(Dataset records)

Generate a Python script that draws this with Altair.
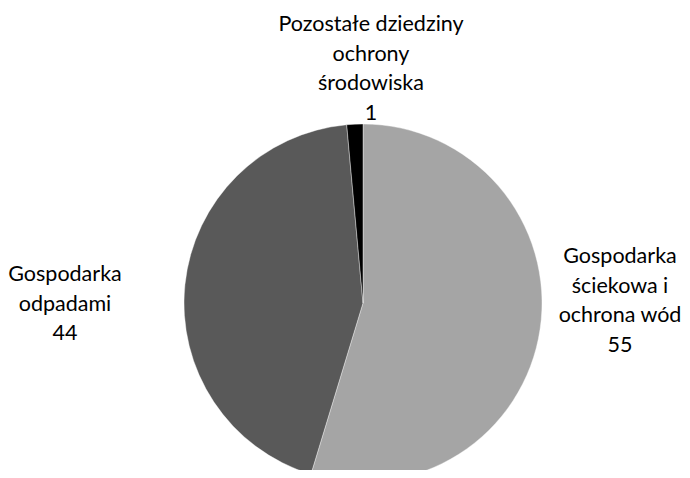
import altair as alt
import pandas as pd

categories = ["Gospodarka ściekowa i ochrona wód", "Gospodarka odpadami", "Pozostałe dziedziny ochrony środowiska"]
label_lines = ["Gospodarka\nściekowa i\nochrona wód", "Gospodarka\nodpadami", "Pozostałe dziedziny\nochrony\nśrodowiska"]
shares = [54.7, 43.85, 1.45]
shown_values = ["55", "44", "1"]
order = [1, 2, 3]
colors = ["#A5A5A5", "#595959", "#000000"]

df = pd.DataFrame({
    "category": categories,
    "lines": label_lines,
    "share": shares,
    "shown": shown_values,
    "order": order,
})
df["label"] = df["lines"] + "\n" + df["shown"]

base = alt.Chart(df)

pie = base.mark_arc(outerRadius=179, stroke="white", strokeWidth=0.4).encode(
    theta=alt.Theta("share:Q", stack=True),
    order=alt.Order("order:Q"),
    color=alt.Color("category:N", scale=alt.Scale(domain=categories, range=colors), legend=None),
    x=alt.value(355),
    y=alt.value(295),
)

def label_layer(cat, x, y):
    return base.mark_text(
        lineBreak="\n", font="Lato", fontSize=21.5, lineHeight=29.5,
        align="center", baseline="middle", color="#000000"
    ).encode(
        text="label:N", x=alt.value(x), y=alt.value(y)
    ).transform_filter(alt.datum.category == cat)

chart = alt.layer(
    pie,
    label_layer(categories[0], 612, 249),
    label_layer(categories[1], 57, 267),
    label_layer(categories[2], 363, 17),
).properties(
    width=674, height=462, padding=0, autosize=alt.AutoSizeParams(type="none")
).configure_view(stroke=None)

chart.save("out.html", embed_options={"renderer": "svg", "actions": False})
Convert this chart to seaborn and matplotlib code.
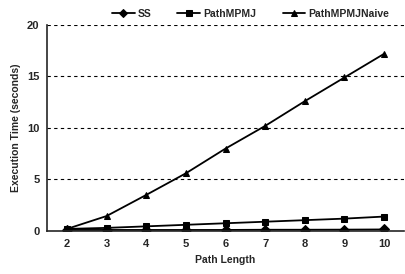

Instructions to follow -> Please write out all of the material above without changing a word, and omit any pictures.

Result of this exercise ->
Generate a Python script that draws this with Altair.
import altair as alt
import pandas as pd

categories = ["Gospodarka ściekowa i ochrona wód", "Gospodarka odpadami", "Pozostałe dziedziny ochrony środowiska"]
label_lines = ["Gospodarka\nściekowa i\nochrona wód", "Gospodarka\nodpadami", "Pozostałe dziedziny\nochrony\nśrodowiska"]
shares = [54.7, 43.85, 1.45]
shown_values = ["55", "44", "1"]
order = [1, 2, 3]
colors = ["#A5A5A5", "#595959", "#000000"]

df = pd.DataFrame({
    "category": categories,
    "lines": label_lines,
    "share": shares,
    "shown": shown_values,
    "order": order,
})
df["label"] = df["lines"] + "\n" + df["shown"]

base = alt.Chart(df)

pie = base.mark_arc(outerRadius=179, stroke="white", strokeWidth=0.4).encode(
    theta=alt.Theta("share:Q", stack=True),
    order=alt.Order("order:Q"),
    color=alt.Color("category:N", scale=alt.Scale(domain=categories, range=colors), legend=None),
    x=alt.value(355),
    y=alt.value(295),
)

def label_layer(cat, x, y):
    return base.mark_text(
        lineBreak="\n", font="Lato", fontSize=21.5, lineHeight=29.5,
        align="center", baseline="middle", color="#000000"
    ).encode(
        text="label:N", x=alt.value(x), y=alt.value(y)
    ).transform_filter(alt.datum.category == cat)

chart = alt.layer(
    pie,
    label_layer(categories[0], 612, 249),
    label_layer(categories[1], 57, 267),
    label_layer(categories[2], 363, 17),
).properties(
    width=674, height=462, padding=0, autosize=alt.AutoSizeParams(type="none")
).configure_view(stroke=None)

chart.save("out.html", embed_options={"renderer": "svg", "actions": False})
Convert this chart to seaborn and matplotlib code.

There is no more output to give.